Palmer Correctional Co-Superintendent Deirdre Banachowicz said overall, the facility is more desirable for incarcerated people than others where she has worked.
“Each one of the rooms has windows in it, which is kind of unlike other facilities. You have beautiful mountain views. It’s just a different environment in general,” she said. “And I think it’s very conducive to rehabilitation.”
She said the rooms are dormitory-styled housing, with a large outdoor recreation areas on the minimum-security side and a gym on the other side.
“It’s hard to call them cells,” she said.
The state estimates it will cost about $15 million a year to operate the prison.
Edge said that money would be better spent on services to help people leaving prison to find good jobs and provide better mental health care. The state found in 2019 that it costs about $60,000 a year to house each inmate.

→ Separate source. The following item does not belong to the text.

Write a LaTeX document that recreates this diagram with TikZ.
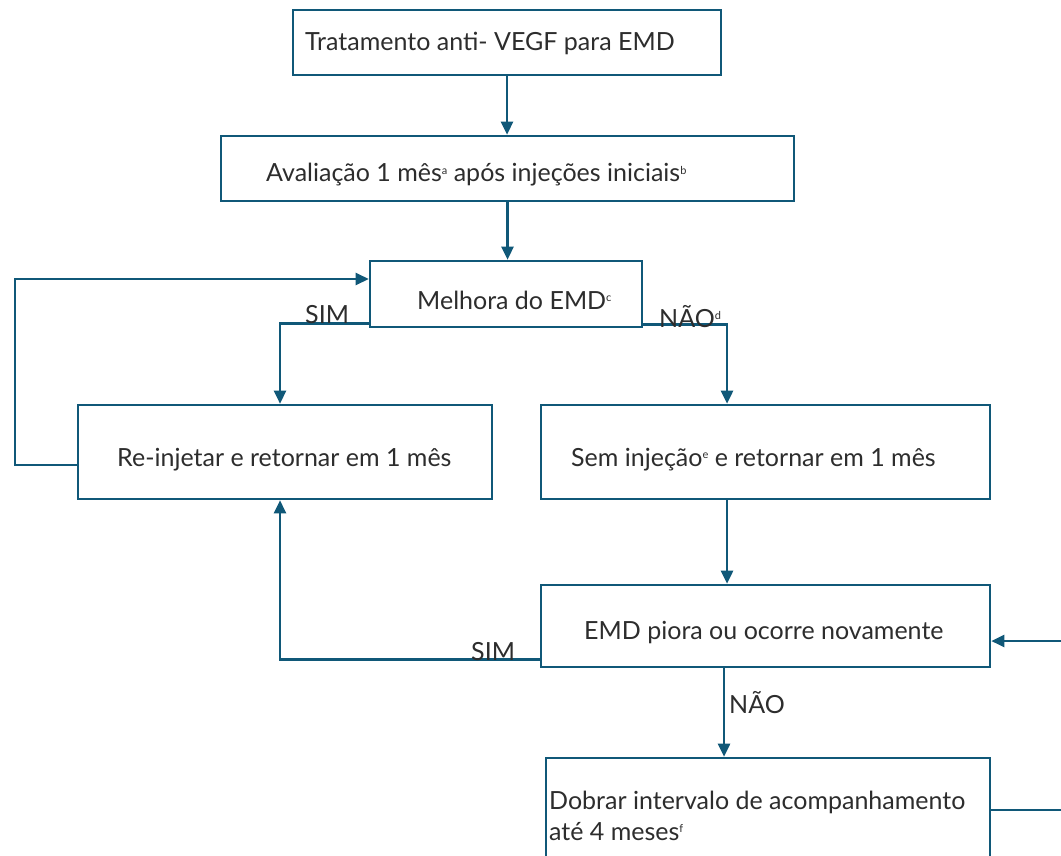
\documentclass[tikz,border=0pt]{standalone}
\usepackage{fontspec}
\setmainfont{Lato}
\usetikzlibrary{arrows.meta}
\definecolor{flowline}{RGB}{16,88,120}
\definecolor{flowtext}{RGB}{45,45,45}
\newcommand{\fnmark}[1]{\raisebox{0.62ex}{\fontsize{11}{11}\selectfont #1}}
\begin{document}
\begin{tikzpicture}[x=1pt,y=-1pt,
  box/.style={draw=flowline,line width=2.6pt,fill=white,inner sep=0pt},
  label/.style={anchor=west,inner sep=0pt,text=flowtext,font=\fontsize{25}{31}\selectfont},
  tag/.style={anchor=base west,inner sep=0pt,text=flowtext,font=\fontsize{25}{30}\selectfont},
  arr/.style={draw=flowline,line width=2.6pt,-{Triangle[length=13pt,width=12pt]}},
  link/.style={draw=flowline,line width=2.6pt}]
\useasboundingbox (0,0) rectangle (1061,856);
\clip (0,0) rectangle (1061,856);
\fill[white] (0,0) rectangle (1061,856);

% boxes
\node[box,minimum width=428pt,minimum height=65pt] (b1) at (507,42.5) {};
\node[box,minimum width=573pt,minimum height=65pt] (b2) at (507.5,168.5) {};
\node[box,minimum width=272pt,minimum height=66pt] (b3) at (506,294) {};
\node[box,minimum width=414pt,minimum height=94pt] (b4) at (285,452) {};
\node[box,minimum width=449pt,minimum height=94pt] (b5) at (765.5,452) {};
\node[box,minimum width=449pt,minimum height=82pt] (b6) at (765.5,626) {};
\node[box,minimum width=444pt,minimum height=130pt] (b7) at (768,823) {};

% box texts
\node[label] (t1) at (305,43) {Tratamento anti- VEGF para EMD};
\node[label] (t2) at (266,175) {Avaliação 1 mês\fnmark{a} após injeções iniciais\fnmark{b}};
\node[label] (t3) at (417,300) {Melhora do EMD\fnmark{c}};
\node[label] (t4) at (117,460) {Re-injetar e retornar em 1 mês};
\node[label] (t5) at (571,460) {Sem injeção\fnmark{e} e retornar em 1 mês};
\node[label] (t6) at (584,633) {EMD piora ou ocorre novamente};
\node[label,align=left] (t7) at (549,816) {Dobrar intervalo de acompanhamento\\até 4 meses\fnmark{f}};

% routing columns, corners and edge points
\coordinate (cl) at (15,279);
\coordinate (cs) at (280,0);
\coordinate (cn) at (727,0);
\coordinate (cd) at (724,0);
\coordinate (eout) at (1061,810);
\coordinate (ein) at (1061,641);

% connectors
\draw[arr] (b1.south) -- (b1.south |- b2.north);
\draw[arr] (b2.south) -- (b2.south |- b3.north);
\draw[arr] ([yshift=5pt]b3.south west) -| (cs |- b4.north);
\draw[arr] ([yshift=4pt]b3.south east) -| (cn |- b5.north);
\draw[arr] ([yshift=-13pt]b4.west) -| (cl) -- (b3.west |- cl);
\draw[arr] (cn |- b5.south) -- (cn |- b6.north);
\draw[arr] ([yshift=9pt]b6.south west) -| (cs |- b4.south);
\draw[arr] (cd |- b6.south) -- (cd |- b7.north);
\draw[link] (b7.east |- eout) -- (eout);
\draw[arr] (ein) -- (b6.east |- ein);

% branch labels
\node[tag] (s1) at (305,323) {SIM};
\node[tag] (n1) at (659,327) {NÃO\fnmark{d}};
\node[tag] (s2) at (471,660) {SIM};
\node[tag] (n2) at (729,713) {NÃO};
\end{tikzpicture}
\end{document}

“The reality of that is, taxpayers really carry that burden,” Edge said. “And it shouldn’t just be about money. The reality is when you incarcerate one person in a family, the likelihood that other people in that family also go to jail also goes up.”
A union leader also expressed concern about what the prison’s reopening may mean for understaffed corrections officers who he said already work mandatory overtime and are called to work on their days off.
“It’s insanity, really, to take staff away from institutions that are already compromising the safety of their staff and the inmates that they’re caring for to ramp up and open a new facility,” Randy McLellan, president of Alaska Correctional Officers Association, told Alaska Public Media.
The prison system has experienced an exodus of workers since the beginning of the year, but McLellan said corrections officers were hit hard since they were already overworked before the pandemic. The Department of Corrections said 1 in 10 corrections officer positions are unfilled, and McLellan said that could force prisons to operate to fewer officers.
“Jails don’t ever shut down -- you’ve got people under your care that need it 24/7. So what you do is you operate with less security staff. That creates an incredibly unsafe situation in the facility,” he said.
Banachowicz and the prison’s other co-superintendent, Jason Hamilton, called that concern unfounded.
They said through staff transfers and new recruits, they do not anticipate difficulty in hiring the 106 officers needed to operate the reopened prison at full capacity by October. The state is offering a $5,000 signing bonus to entice applicants.